Lesson 3 — Anticipation:

  • Identify the major grammatical triggers and produce the English frame on trigger
  • Demonstrate content prediction on a familiar biblical passage (EVS approaching zero)
  • Recover from a failed prediction without breaking the output stream

Lesson 4 — Challenges:

  • Pre-negotiate pace and signals with a partner playing a fast-speaker role
  • Insert numbers and names accurately during a statistics-heavy simultaneous session
  • Apply the don’t-freeze protocol on unknown vocabulary
  • Complete an emotionally intense passage with stable vocal output

Lesson 5 — Sermon Practice:

  • Complete all four sessions (slow → Pentecostal) with recordings
  • Self-evaluate on all four criteria (accuracy, completeness, fluency, register)
  • Achieve 80%+ accuracy on naturally-paced sermon content

Lesson 6 — Chuchotage:

  • Demonstrate whisper clarity at 15 cm and inaudibility at 1 meter
  • Sustain chuchotage for 5 minutes with 80%+ comprehension reported by the listener
  • Explain when to switch from chuchotage to consecutive

Practice Exercises

Exercise 1 — Chuchotage Clarity Test

With a partner as listener (15 cm) and a second partner as distance-checker (1 meter), interpret the following passage in whispered simultaneous mode. Evaluate: listener comprehension vs. 1-meter audibility.

Esta noche vamos a leer en Romanos cinco, versículo uno. “Justificados, pues, por la fe, tenemos paz para con Dios por medio de nuestro Señor Jesucristo.” Tres verdades en un versículo: somos justificados, somos reconciliados, y tenemos acceso. La justificación es legal. La reconciliación es relacional.
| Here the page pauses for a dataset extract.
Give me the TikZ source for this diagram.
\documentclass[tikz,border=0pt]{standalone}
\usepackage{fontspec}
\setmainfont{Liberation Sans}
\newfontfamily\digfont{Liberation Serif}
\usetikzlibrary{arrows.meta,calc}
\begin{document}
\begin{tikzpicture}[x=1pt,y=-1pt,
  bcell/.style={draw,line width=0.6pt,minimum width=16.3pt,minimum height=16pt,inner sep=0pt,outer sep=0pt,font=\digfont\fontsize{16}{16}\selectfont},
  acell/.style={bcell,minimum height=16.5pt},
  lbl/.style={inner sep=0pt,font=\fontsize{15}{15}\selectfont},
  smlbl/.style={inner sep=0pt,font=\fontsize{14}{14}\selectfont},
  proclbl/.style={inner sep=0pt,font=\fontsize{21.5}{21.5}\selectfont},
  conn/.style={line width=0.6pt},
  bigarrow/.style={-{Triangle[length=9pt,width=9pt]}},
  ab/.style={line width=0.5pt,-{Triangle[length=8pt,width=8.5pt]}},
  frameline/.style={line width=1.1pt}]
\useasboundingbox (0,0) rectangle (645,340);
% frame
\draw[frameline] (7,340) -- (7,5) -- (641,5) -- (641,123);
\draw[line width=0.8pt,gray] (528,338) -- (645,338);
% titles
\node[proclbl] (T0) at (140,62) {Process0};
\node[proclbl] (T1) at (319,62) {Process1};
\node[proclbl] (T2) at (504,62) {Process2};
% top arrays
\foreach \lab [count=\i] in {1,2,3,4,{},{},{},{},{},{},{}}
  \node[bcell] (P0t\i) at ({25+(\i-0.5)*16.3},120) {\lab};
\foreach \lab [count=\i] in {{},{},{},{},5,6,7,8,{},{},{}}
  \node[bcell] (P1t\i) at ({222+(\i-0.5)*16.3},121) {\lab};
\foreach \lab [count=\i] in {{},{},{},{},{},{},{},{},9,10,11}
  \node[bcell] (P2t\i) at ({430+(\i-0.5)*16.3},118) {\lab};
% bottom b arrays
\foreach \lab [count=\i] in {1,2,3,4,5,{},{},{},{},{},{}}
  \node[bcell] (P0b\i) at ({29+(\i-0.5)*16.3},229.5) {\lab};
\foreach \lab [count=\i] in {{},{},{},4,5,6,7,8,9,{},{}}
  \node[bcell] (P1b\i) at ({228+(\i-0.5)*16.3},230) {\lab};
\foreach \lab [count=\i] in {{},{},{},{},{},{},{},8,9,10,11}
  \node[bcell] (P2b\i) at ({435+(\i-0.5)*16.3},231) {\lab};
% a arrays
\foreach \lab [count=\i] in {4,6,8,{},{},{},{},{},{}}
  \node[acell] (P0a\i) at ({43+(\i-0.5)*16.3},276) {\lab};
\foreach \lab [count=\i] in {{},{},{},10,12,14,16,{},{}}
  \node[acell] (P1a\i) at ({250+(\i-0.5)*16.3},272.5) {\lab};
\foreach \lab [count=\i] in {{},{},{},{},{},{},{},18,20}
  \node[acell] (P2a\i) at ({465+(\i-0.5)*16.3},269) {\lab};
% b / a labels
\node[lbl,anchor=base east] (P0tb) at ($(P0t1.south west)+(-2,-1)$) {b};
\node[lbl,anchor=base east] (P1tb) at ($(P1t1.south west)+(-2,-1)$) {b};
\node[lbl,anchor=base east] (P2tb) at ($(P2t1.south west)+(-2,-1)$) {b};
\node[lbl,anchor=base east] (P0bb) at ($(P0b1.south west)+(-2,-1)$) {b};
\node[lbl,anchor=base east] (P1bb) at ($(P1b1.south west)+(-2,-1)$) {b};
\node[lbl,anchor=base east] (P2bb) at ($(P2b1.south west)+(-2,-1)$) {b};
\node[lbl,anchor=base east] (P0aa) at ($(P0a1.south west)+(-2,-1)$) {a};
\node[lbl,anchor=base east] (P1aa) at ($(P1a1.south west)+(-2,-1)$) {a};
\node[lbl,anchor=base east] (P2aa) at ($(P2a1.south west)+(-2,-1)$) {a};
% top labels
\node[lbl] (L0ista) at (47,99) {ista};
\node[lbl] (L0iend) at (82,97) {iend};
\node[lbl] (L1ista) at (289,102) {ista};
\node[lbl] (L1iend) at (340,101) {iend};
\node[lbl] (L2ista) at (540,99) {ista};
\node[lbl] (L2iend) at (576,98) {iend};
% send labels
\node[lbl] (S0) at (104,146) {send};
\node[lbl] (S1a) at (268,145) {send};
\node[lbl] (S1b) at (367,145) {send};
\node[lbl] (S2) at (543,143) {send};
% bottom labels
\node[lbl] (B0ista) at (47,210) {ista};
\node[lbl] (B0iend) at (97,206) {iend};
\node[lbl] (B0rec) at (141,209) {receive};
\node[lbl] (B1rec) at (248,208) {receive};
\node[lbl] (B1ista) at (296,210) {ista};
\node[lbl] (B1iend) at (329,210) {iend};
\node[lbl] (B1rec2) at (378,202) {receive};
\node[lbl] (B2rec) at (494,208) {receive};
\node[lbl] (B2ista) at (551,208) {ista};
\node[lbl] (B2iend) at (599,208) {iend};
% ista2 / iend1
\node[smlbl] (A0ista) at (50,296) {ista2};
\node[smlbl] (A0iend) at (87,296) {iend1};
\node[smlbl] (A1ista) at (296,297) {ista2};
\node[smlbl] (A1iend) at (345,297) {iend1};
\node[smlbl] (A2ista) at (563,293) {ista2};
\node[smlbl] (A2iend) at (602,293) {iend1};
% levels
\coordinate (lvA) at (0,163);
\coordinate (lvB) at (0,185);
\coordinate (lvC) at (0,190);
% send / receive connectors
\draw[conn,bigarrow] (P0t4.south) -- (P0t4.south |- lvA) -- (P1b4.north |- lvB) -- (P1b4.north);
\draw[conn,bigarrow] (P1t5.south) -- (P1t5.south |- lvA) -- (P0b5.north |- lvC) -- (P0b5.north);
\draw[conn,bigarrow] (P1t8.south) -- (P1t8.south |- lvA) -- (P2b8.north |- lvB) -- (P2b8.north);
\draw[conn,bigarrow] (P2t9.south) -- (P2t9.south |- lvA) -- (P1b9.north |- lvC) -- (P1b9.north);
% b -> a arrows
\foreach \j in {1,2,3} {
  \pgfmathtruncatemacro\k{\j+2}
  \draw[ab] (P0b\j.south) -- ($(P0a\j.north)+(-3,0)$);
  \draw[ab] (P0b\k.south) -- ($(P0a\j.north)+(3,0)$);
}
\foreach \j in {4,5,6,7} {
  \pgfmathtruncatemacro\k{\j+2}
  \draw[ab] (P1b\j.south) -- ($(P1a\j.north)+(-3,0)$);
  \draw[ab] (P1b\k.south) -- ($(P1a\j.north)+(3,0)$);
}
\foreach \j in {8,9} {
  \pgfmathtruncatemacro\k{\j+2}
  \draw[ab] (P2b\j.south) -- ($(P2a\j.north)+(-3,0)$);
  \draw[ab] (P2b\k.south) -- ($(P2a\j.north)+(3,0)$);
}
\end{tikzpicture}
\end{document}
El acceso es permanente.

Exercise 2 — Extended Chuchotage Session

A partner delivers a 10-minute devotional or Bible study in Spanish. You provide simultaneous chuchotage to a second partner (the listener). After 10 minutes, the listener evaluates: Which passages were clear? Which were difficult to follow? What affected clarity most — pace, volume, or consonant articulation?
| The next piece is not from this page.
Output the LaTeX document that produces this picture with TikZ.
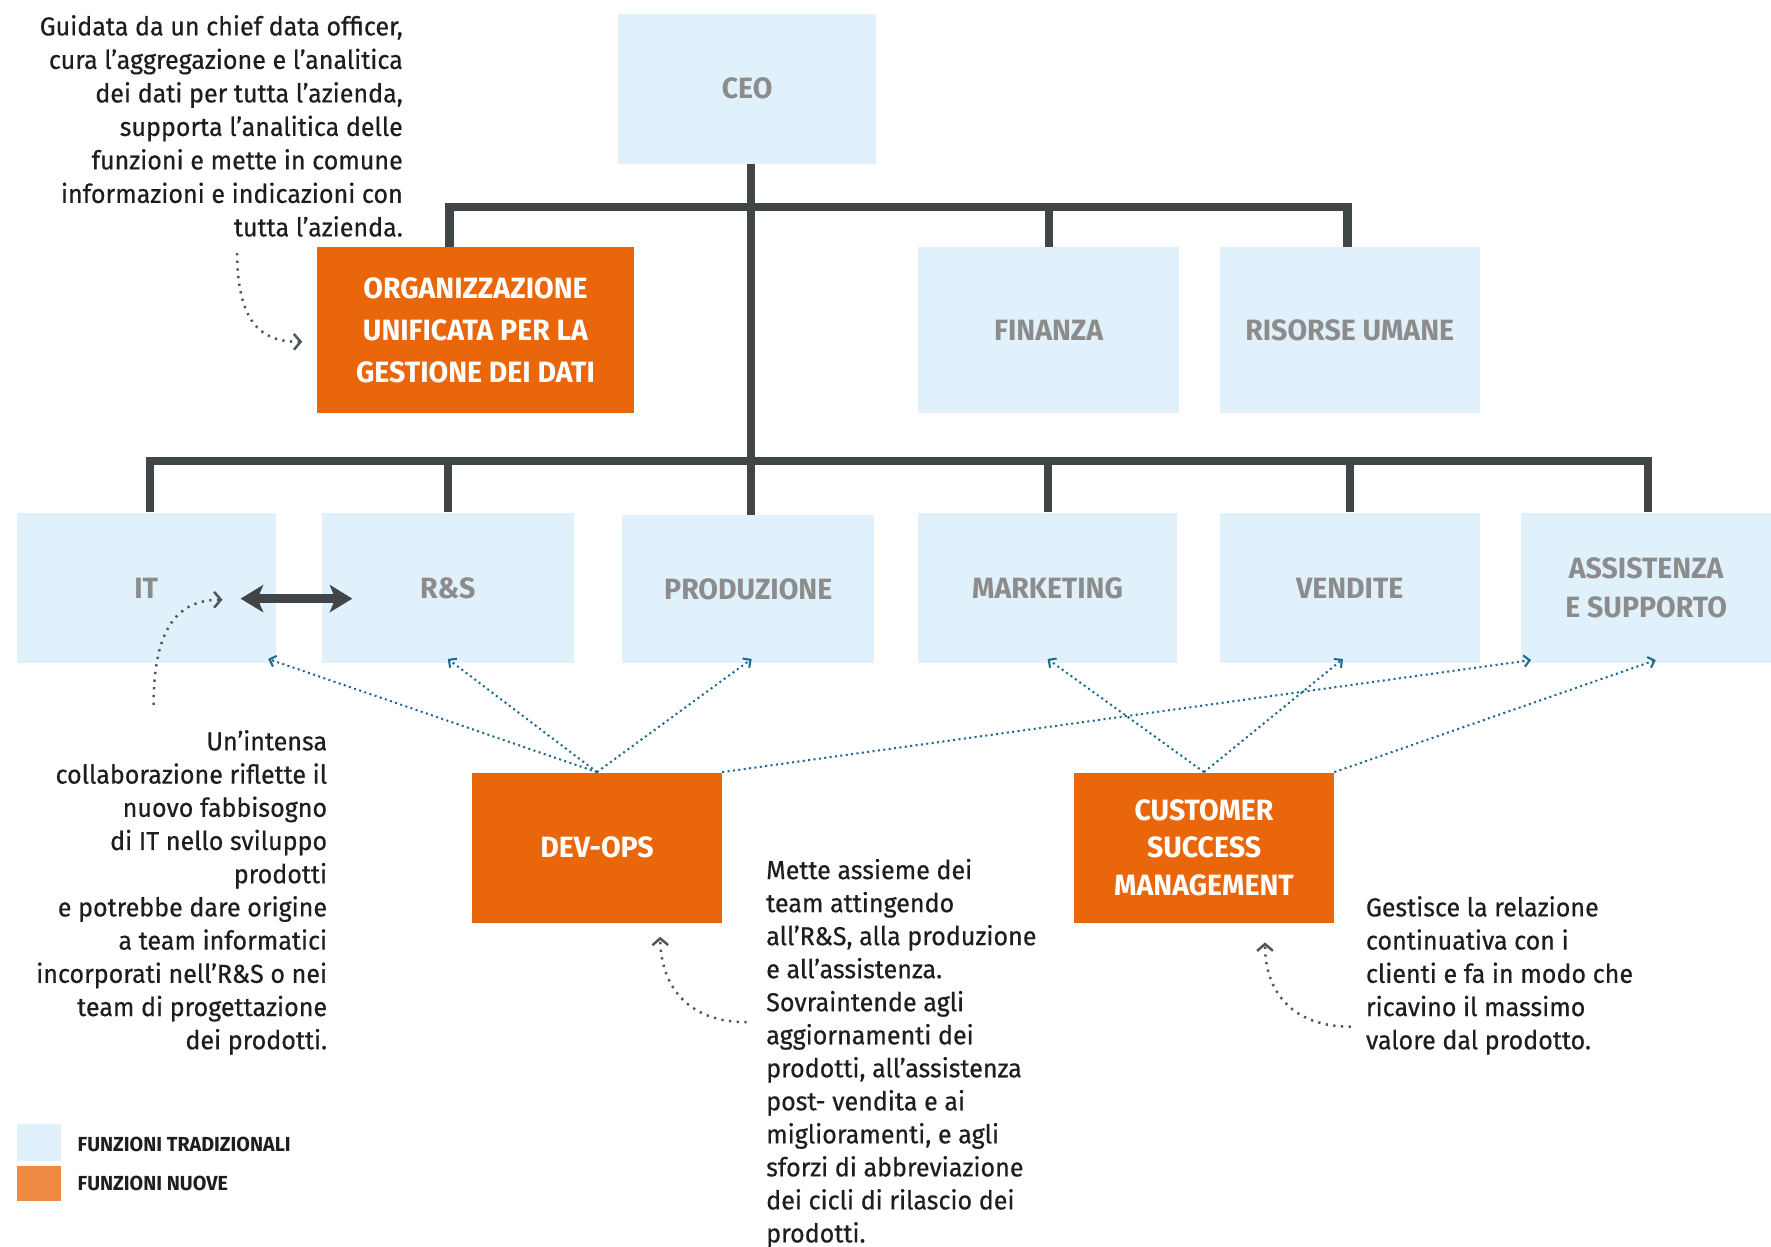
\documentclass[tikz,border=0pt]{standalone}
\usepackage{fontspec}
\setmainfont{Fira Sans}[FakeStretch=0.97]
\newfontfamily\notefont{Fira Sans}[FakeStretch=0.965,FakeBold=0.5]
\usetikzlibrary{arrows.meta,calc}
\definecolor{lblue}{HTML}{E1F1FB}
\definecolor{orng}{HTML}{E9660B}
\definecolor{lorng}{HTML}{EF8A45}
\definecolor{lgrey}{HTML}{8C8C8C}
\definecolor{dgrey}{HTML}{404548}
\definecolor{dotblue}{HTML}{1D6A8C}
\definecolor{txt}{HTML}{1E1E1E}
\definecolor{callg}{HTML}{50565A}
\begin{document}
\begin{tikzpicture}[x=0.5pt,y=-0.5pt,
 sz/.style 2 args={minimum width=#1*0.5pt, minimum height=#2*0.5pt},
 trad/.style={fill=lblue, inner sep=0pt, align=center, text=lgrey, font=\bfseries\fontsize{13}{17.5}\selectfont},
 newf/.style={fill=orng, inner sep=0pt, align=center, text=white, font=\bfseries\fontsize{13}{18.75}\selectfont},
 conn/.style={draw=dgrey, line width=3.6pt},
 link/.style={draw=dotblue, line width=0.9pt, dash pattern=on 0.9pt off 1.5pt, -{Straight Barb[length=2.5pt,width=5pt]}},
 callout/.style={draw=callg, line width=1.1pt, dash pattern=on 1pt off 2.4pt, -{Straight Barb[length=3pt,width=7pt]}},
 note/.style={inner sep=0pt, text=txt, font=\notefont\fontsize{11.5}{14.7}\selectfont}
]
\path[use as bounding box, fill=white] (0,0) rectangle (1568,1104);

% boxes
\node[trad, sz={229}{133}] (ceo) at (661.5,78.5) {CEO};
\node[newf, sz={280}{147}] (org) at (421,292.5) {ORGANIZZAZIONE\\UNIFICATA PER LA\\GESTIONE DEI DATI};
\node[trad, sz={231}{147}] (fin) at (928.5,292.5) {FINANZA};
\node[trad, sz={230}{147}] (hr) at (1195,292.5) {RISORSE UMANE};
\node[trad, sz={229}{133}] (it) at (129.5,520.5) {IT};
\node[trad, sz={223}{133}] (rs) at (396.5,520.5) {R\&S};
\node[trad, sz={223}{131}] (prod) at (662.5,521.5) {PRODUZIONE};
\node[trad, sz={229}{133}] (mkt) at (927.5,520.5) {MARKETING};
\node[trad, sz={230}{133}] (ven) at (1195,520.5) {VENDITE};
\node[trad, sz={221}{133}] (ass) at (1457.5,520.5) {ASSISTENZA\\E SUPPORTO};
\node[newf, sz={221}{133}] (dev) at (528.5,750.5) {DEV-OPS};
\node[newf, sz={230}{133}, font=\bfseries\fontsize{13}{16.5}\selectfont] (csm) at (1066,750.5) {CUSTOMER\\SUCCESS\\MANAGEMENT};

% tree connectors
\coordinate (u1) at (398,183);
\coordinate (u2) at (1193,183);
\coordinate (l1) at (133,408);
\coordinate (l2) at (1459,408);
\coordinate (tk) at (665,0);
\draw[conn] (org.north -| u1) -- (u1) -- (u2) -- (hr.north -| u2);
\draw[conn] (fin.north) -- (fin.north |- u1);
\draw[conn] (it.north -| l1) -- (l1) -- (l2) -- (ass.north -| l2);
\draw[conn] (rs.north) -- (rs.north |- l1);
\draw[conn] (mkt.north) -- (mkt.north |- l1);
\draw[conn] (ven.north) -- (ven.north |- l1);
\draw[conn] (ceo.south -| tk) -- (prod.north -| tk);

% double arrow IT <-> R&S
\coordinate (da1) at (213,530);
\coordinate (da2) at (312,530);
\draw[dgrey, line width=4pt, {Stealth[length=10pt,width=12pt,inset=2.5pt]}-{Stealth[length=10pt,width=12pt,inset=2.5pt]}] (da1) -- (da2);

% dotted links
\draw[link] (dev.north) -- ([xshift=-3.5pt,yshift=2pt]it.south east);
\draw[link] (dev.north) -- ([yshift=2pt]rs.south);
\draw[link] (dev.north) -- ([xshift=1.5pt,yshift=2pt]prod.south);
\draw[link] (dev.north east) -- ([xshift=4.5pt,yshift=1.5pt]ass.south west);
\draw[link] (csm.north) -- ([yshift=2pt]mkt.south);
\draw[link] (csm.north) -- ([xshift=-3pt,yshift=2pt]ven.south);
\draw[link] (csm.north east) -- ([xshift=4.25pt,yshift=1.5pt]ass.south);

% callouts
\coordinate (c1) at (210,224);
\draw[callout] (c1) .. controls (210,290) and (235,303) .. ([xshift=-6.5pt,yshift=-5pt]org.west);
\coordinate (c2) at (136,624);
\coordinate (c2e) at (197,531);
\draw[callout] (c2) .. controls (136,555) and (158,531) .. (c2e);
\coordinate (c3) at (661,905);
\draw[callout] (c3) .. controls (608,905) and (585,872) .. ([xshift=28pt,yshift=-6pt]dev.south);
\coordinate (c4) at (1196,909);
\draw[callout] (c4) .. controls (1143,909) and (1120,877) .. ([xshift=27pt,yshift=-8.5pt]csm.south);

% notes
\node[note, anchor=north east, align=right, font=\notefont\fontsize{11.5}{14.83}\selectfont] (t1) at (357,13)
 {Guidata da un chief data officer,\\cura l’aggregazione e l’analitica\\dei dati per tutta l’azienda,\\supporta l’analitica delle\\funzioni e mette in comune\\informazioni e indicazioni con\\tutta l’azienda.};
\node[note, anchor=north east, align=right] (t2) at (290,646)
 {Un’intensa\\collaborazione riflette il\\nuovo fabbisogno\\di IT nello sviluppo\\prodotti\\e potrebbe dare origine\\a team informatici\\incorporati nell’R\&S o nei\\team di progettazione\\dei prodotti.};
\node[note, anchor=north west, align=left, font=\notefont\fontsize{11.5}{14.62}\selectfont] (t3) at (678,760)
 {Mette assieme dei\\team attingendo\\all’R\&S, alla produzione\\e all’assistenza.\\Sovraintende agli\\aggiornamenti dei\\prodotti, all’assistenza\\post- vendita e ai\\miglioramenti, e agli\\sforzi di abbreviazione\\dei cicli di rilascio dei\\prodotti.};
\node[note, anchor=north west, align=left] (t4) at (1209,793)
 {Gestisce la relazione\\continuativa con i\\clienti e fa in modo che\\ricavino il massimo\\valore dal prodotto.};

% legend
\node[fill=lblue, inner sep=0pt, sz={39}{33}] (lg1) at (34.5,1011.5) {};
\node[fill=lorng, inner sep=0pt, sz={39}{31}] (lg2) at (34.5,1047.5) {};
\node[anchor=west, inner sep=0pt, text=txt, font=\bfseries\fontsize{9}{10}\selectfont] (lt1) at ([xshift=7pt,yshift=-0.7pt]lg1.east) {FUNZIONI TRADIZIONALI};
\node[anchor=west, inner sep=0pt, text=txt, font=\bfseries\fontsize{9}{10}\selectfont] (lt2) at ([xshift=7pt]lg2.east) {FUNZIONI NUOVE};
\end{tikzpicture}
\end{document}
Exercise 3 — Multi-Listener Chuchotage

With two listeners seated on either side of you, interpret a 5-minute reading simultaneously in chuchotage mode — turning your head appropriately to serve each listener. After 5 minutes, each listener rates comprehension. How much was lost for each listener compared to the single-listener exercise?

Exercise 4 — Chuchotage-to-Consecutive Switch

Begin chuchotage interpretation. At the 90-second mark, a partner (playing a fast speaker) accelerates to a pace that exceeds your sustainable EVS. Recognize the degradation, signal the switch, wait for a natural break, deliver the accumulated content consecutively, then resume chuchotage. The transition should be smooth and visible to the listener as a deliberate professional choice — not a failure.
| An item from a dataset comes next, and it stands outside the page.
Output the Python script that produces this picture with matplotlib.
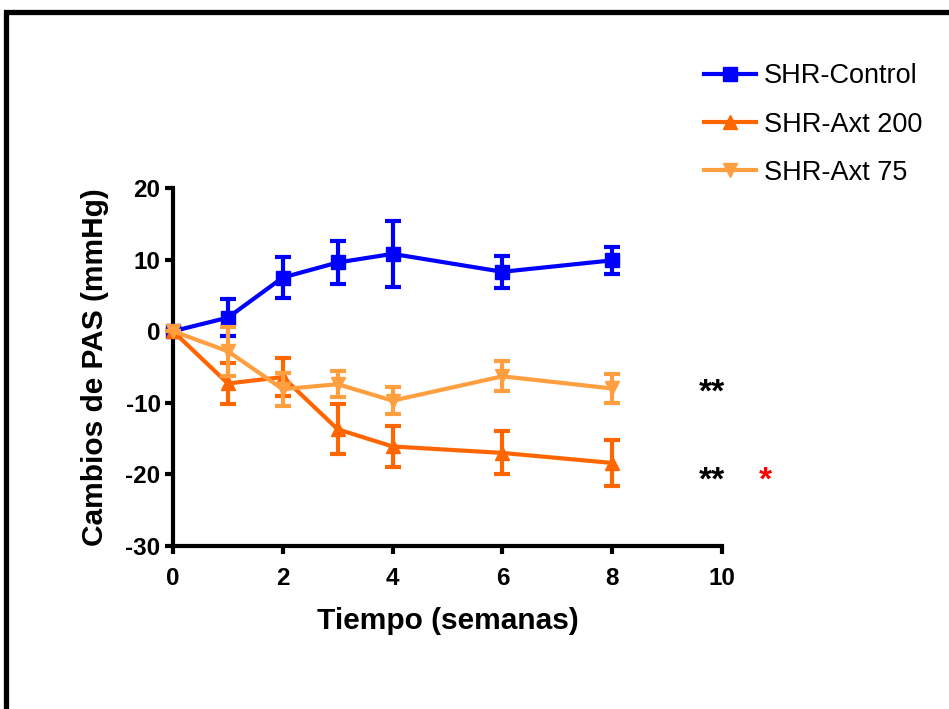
import matplotlib.pyplot as plt
import matplotlib.patches as mpatches
from matplotlib.lines import Line2D

plt.rcParams['font.family'] = ['Liberation Sans', 'DejaVu Sans']
plt.rcParams['axes.unicode_minus'] = False

weeks = [0, 1, 2, 3, 4, 6, 8]
labels = ['SHR-Control', 'SHR-Axt 200', 'SHR-Axt 75']
control = [0, 1.9, 7.5, 9.6, 10.8, 8.3, 9.9]
control_err = [0, 2.6, 2.8, 3.0, 4.6, 2.2, 1.9]
axt200 = [0, -7.3, -6.4, -13.7, -16.1, -17.0, -18.4]
axt200_err = [0, 2.8, 2.6, 3.5, 2.9, 3.0, 3.2]
axt75 = [0, -2.8, -8.1, -7.4, -9.7, -6.3, -8.0]
axt75_err = [0, 3.4, 2.3, 1.8, 1.9, 2.1, 2.0]

colors = ['#0000FF', '#FF6600', '#FF9F40']
markers = ['s', '^', 'v']

fig = plt.figure(figsize=(9.49, 7.09), dpi=100)
ax = fig.add_axes([0.1823, 0.2299, 0.5785, 0.5049])

# marco negro
fig.patches.append(mpatches.Rectangle((6 / 949, -0.2), 1.3, 1.2 - 11.5 / 709,
                                      transform=fig.transFigure, fill=False,
                                      edgecolor='black', linewidth=3.8))

series = [control, axt200, axt75]
errs = [control_err, axt200_err, axt75_err]
handles = []
for k in range(3):
    ax.errorbar(weeks, series[k], yerr=errs[k], color=colors[k], marker=markers[k],
                markersize=10, linewidth=3, elinewidth=3, capsize=6, capthick=3,
                clip_on=False, zorder=3 + k)
    handles.append(Line2D([], [], color=colors[k], marker=markers[k], markersize=10,
                          linewidth=3, label=labels[k]))

ax.set_xlim(0, 10)
ax.set_ylim(-30, 20)
ax.set_xticks([0, 2, 4, 6, 8, 10])
ax.set_yticks([-30, -20, -10, 0, 10, 20])
for s in ['top', 'right']:
    ax.spines[s].set_visible(False)
for s in ['left', 'bottom']:
    ax.spines[s].set_linewidth(3)
ax.tick_params(width=3, length=6, labelsize=17.5, direction='out')
ax.tick_params(axis='x', pad=9)
ax.tick_params(axis='y', pad=3)
for t in ax.get_xticklabels() + ax.get_yticklabels():
    t.set_fontweight('bold')
ax.set_xlabel('Tiempo (semanas)', fontsize=21.5, fontweight='bold', labelpad=12)
ax.set_ylabel('Cambios de PAS (mmHg)', fontsize=21.5, fontweight='bold', labelpad=12)

ax.text(9.57, -8.7, '**', fontsize=24, fontweight='bold', va='center', ha='left', clip_on=False)
ax.text(9.57, -20.9, '**', fontsize=24, fontweight='bold', va='center', ha='left', clip_on=False)
ax.text(10.68, -20.9, '*', fontsize=24, fontweight='bold', va='center', ha='left',
        color='red', clip_on=False)

fig.legend(handles=handles, loc='upper left', bbox_to_anchor=(680 / 949, 1 - 39 / 709),
           frameon=False, fontsize=19.5, handlelength=1.9, labelspacing=0.82,
           handletextpad=0.3)

fig.savefig('out.png', dpi=100)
Key Takeaways for This Lesson

Completing Unit 19:

  • Chuchotage is simultaneous interpretation at whisper volume, delivered directly to a listener’s ear — the most common simultaneous mode in informal ministry settings
  • Physical positioning: 10–20 cm from the listener’s ear, slightly behind, on the side toward the speaker
  • Whisper technique: full consonant articulation at reduced breath pressure — “speaking quietly” not normal whispering
  • Volume calibration: intelligible at 15 cm, not intelligible at 1 meter — test and calibrate per context
  • Distraction: position at the edge of the group; accept some disruption as inherent in chuchotage without equipment
  • Switch to consecutive when: pace degrades accuracy below 80%, content is critical, or multiple listeners need full comprehension
  • Chuchotage for 20–30 minutes is the practical stamina target; plan recovery time afterward

Daily Practice

This week: one 5-minute chuchotage session per day, using a partner as listener. Rotate content types: Day 1 — slow devotional, Day 2 — moderate sermon, Day 3 — statistics-heavy mission report, Day 4 — emotional testimony, Day 5 — full realistic service segment with transitions. After each session, have the listener rate comprehension. By the end of the week, comprehension should be consistently above 80% at natural preaching pace.